In a way, the right kind of hate-thinking directed at the right moment allowed the birth of the monster that the Kouachi brothers became. It's happening again and again - hate-thinkers finger pointing suicide killers into action. Farid Benyettou took the person who was Cherif Kouachi-so-far, armed him and made him ready for action with the following thought, here in Cherif's words; "Farid told me that the scriptures offered proof of the goodness of suicide attacks. It is written in the scriptures that it's good to die a martyr".
Chains of influence...where does it start?
Abu Qatada, who influenced |
....Djamal Beghal, who influenced... |
...Farid Benyettou.... |
Who influenced Cherif Kouachi with hate thought... |
Anwar Al-Aulaqi,American of Yemen origin, he lived his childhood in Yemen and returned to America to study, his father was a prominent academic and public figure. |
The finger-pointing indicates 'I know The Law from on High', The Law from ancient times, when humanity was a toddler and needed strict guidance and protection, but which no longer applies to our times, when we struggle and strive to create a free society, to gain individual independence. We still have sacred laws though, individualised and truly felt, as we evolve, as we try to become who we really are. Personally, I would avoid denigrating, defiling what other people hold sacred, this is because I hold other people as sacred (or at least potentially so, and at heart). However, I would say 'je suis charlie' because freedom of expression is vital for our evolving society, and being offended by someone is not a reason to kill even though it can incite our passions.

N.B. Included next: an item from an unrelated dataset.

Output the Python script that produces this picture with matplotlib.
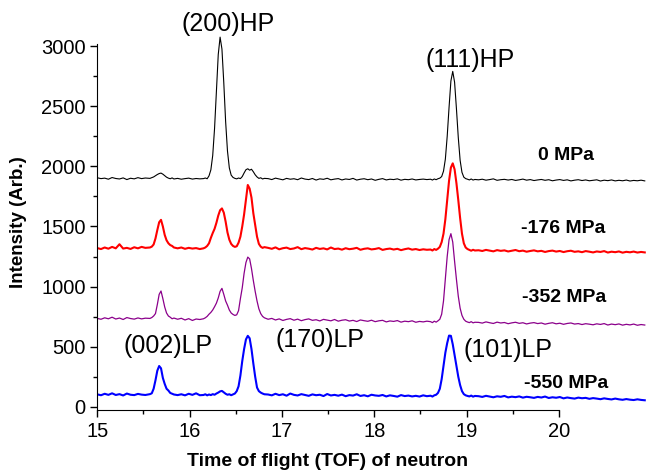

How do we treat those in our society who are 'out of date', who try to impose their law as The Law?
Abu Hamza al-Masri, ex-Imam of the North London Central Mosque arrived in England from Egypt and commented that England was "a paradise, where you could do anything you wanted." - he was someone not used to freedom and quite unable to understand it or live by it, who used his time in paradise to learn how to destroy it by terrorism, and who was thrown out of his Mosque and paradise and into an American prison for life. What is this freedom paradise that we are so proud of?
The word that came up over and over again in the crowds gathered after the Charlie Hebdo attack was 'Liberté' - freedom. What is freedom? Why is it so important to us? We're almost there with the feeling-thought which is dug out by this attack; Je suis Charlie. Terrorism teaches us that we can't leave it to philosophers, intellectuals, human rights campaigners and politicians to do the thinking, we must all think freedom.